Jon’s wide-ranging interests were nothing short of extraordinary: all fields of mathematics, physics, science, philosophy, history, even theology. As part of our work in writing blogs and articles, every day I survey a variety of science and general news, looking for interesting items. When I would send Jon an email with a link to a particularly interesting article, more often than not Jon would respond that he had already seen it. He often agreed that it was interesting, but then would tell me,. “so why don’t you write up an article about this for our blog?” He was always one step ahead of me.

Jon was much more than a scholar — he was also a devoted husband and father. Their family has endured some incredible hardships, but Jon has made some equally incredible sacrifices on their behalf. Jon has also been devoted to his own father and mother, often collaborating on research work with his father David, who of course is also a well-known mathematician.

The day that Jon died, I knew that I must say something, so I wrote a tribute to Jon, which I posted first to our blog and then to a new website I created, jonborwein.org, which would be devoted to remembrances of Jon and a repository of his work. I initially wondered whether anyone would contribute, but in the few days since I created the site many friends and colleagues have sent remembrances.
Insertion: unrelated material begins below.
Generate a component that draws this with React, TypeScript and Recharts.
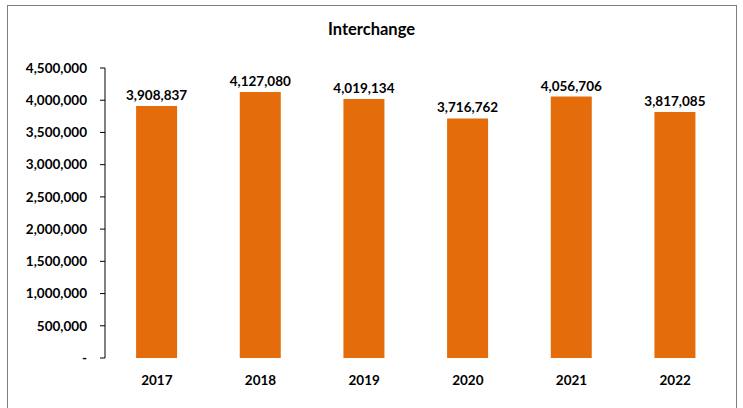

One described Jon as “a force of nature, uncontainable and omnipresent. His passion for knowledge was insatiable and drove him to a breadth of research that is extremely rare in modern times.” Another noted his “passion for explaining mathematics.” Another said he was a “great mentor.” Another colleague said, “Jon had a brilliant mind that went far beyond mathematics. His boundless energy, voracious literacy and generous spirit inspired many.” Another simply said “He was a good man.” To another, he was “our friend.”

Perhaps one that most touching was this: “Jon left this world a better place.” What better eulogy or epitaph could someone possibly have than this?

What can I say at Jon’s passing? I have collaborated with Jon for over 31 years, with over 80 papers and five books with Jon as a co-author. He is like a family member to me – I often think of myself as one of his family. My professional work will forever be connected with him. I am humbled beyond measure and grieve deeply at his passing.

Jon’s passing is an incalculable loss, not just to the field of mathematics, but to all those who love and treasure knowledge and to who love and treasure people. Thank you.